Collected data.
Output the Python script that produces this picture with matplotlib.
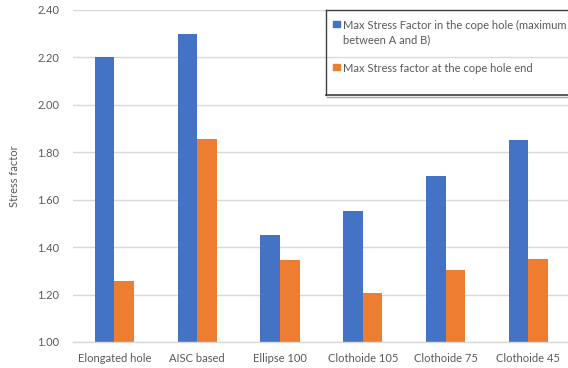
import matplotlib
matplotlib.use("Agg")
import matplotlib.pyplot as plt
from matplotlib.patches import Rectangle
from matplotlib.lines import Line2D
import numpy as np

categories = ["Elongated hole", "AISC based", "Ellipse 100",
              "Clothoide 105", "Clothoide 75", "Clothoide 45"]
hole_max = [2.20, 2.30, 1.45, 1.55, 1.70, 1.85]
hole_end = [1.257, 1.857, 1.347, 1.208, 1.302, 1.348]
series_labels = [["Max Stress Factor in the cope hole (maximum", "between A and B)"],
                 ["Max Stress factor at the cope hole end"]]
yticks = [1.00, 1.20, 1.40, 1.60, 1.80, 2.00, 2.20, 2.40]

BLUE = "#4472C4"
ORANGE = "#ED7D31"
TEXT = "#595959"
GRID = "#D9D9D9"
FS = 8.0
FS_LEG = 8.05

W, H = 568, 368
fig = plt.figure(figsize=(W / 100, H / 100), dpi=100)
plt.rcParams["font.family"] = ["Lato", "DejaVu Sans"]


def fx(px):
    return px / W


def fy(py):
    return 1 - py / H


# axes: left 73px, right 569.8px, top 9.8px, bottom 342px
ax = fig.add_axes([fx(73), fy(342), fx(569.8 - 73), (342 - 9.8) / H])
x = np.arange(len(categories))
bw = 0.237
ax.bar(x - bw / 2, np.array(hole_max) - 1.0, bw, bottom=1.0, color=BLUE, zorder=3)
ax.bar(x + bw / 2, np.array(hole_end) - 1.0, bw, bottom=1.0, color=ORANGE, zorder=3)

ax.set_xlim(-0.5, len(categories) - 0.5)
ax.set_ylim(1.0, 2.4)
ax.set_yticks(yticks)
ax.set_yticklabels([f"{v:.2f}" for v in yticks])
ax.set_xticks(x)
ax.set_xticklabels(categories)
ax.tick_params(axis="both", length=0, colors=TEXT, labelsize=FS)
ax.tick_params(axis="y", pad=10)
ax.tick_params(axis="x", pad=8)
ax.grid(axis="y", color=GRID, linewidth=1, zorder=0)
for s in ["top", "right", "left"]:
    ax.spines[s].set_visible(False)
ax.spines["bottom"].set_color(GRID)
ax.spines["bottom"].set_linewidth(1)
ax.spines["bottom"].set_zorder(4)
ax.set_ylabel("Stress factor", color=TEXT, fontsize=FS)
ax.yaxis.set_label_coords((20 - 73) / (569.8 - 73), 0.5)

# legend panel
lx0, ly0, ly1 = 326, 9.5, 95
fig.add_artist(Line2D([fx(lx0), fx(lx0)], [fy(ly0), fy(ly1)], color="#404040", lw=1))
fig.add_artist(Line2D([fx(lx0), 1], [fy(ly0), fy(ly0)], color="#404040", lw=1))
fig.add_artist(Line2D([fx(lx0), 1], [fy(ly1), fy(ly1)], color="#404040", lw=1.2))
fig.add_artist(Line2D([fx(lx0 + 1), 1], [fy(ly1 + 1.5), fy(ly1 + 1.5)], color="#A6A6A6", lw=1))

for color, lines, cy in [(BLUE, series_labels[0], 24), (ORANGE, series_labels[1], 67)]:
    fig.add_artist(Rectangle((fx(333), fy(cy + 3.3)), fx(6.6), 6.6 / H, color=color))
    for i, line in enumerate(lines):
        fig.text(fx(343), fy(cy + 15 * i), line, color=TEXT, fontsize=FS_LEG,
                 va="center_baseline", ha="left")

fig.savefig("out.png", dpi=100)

Requirement. Print the data above verbatim from the first line through the line holding "import numpy as np", leaving every picture out.

Answer below.
Output the Python script that produces this picture with matplotlib.
import matplotlib
matplotlib.use("Agg")
import matplotlib.pyplot as plt
from matplotlib.patches import Rectangle
from matplotlib.lines import Line2D
import numpy as np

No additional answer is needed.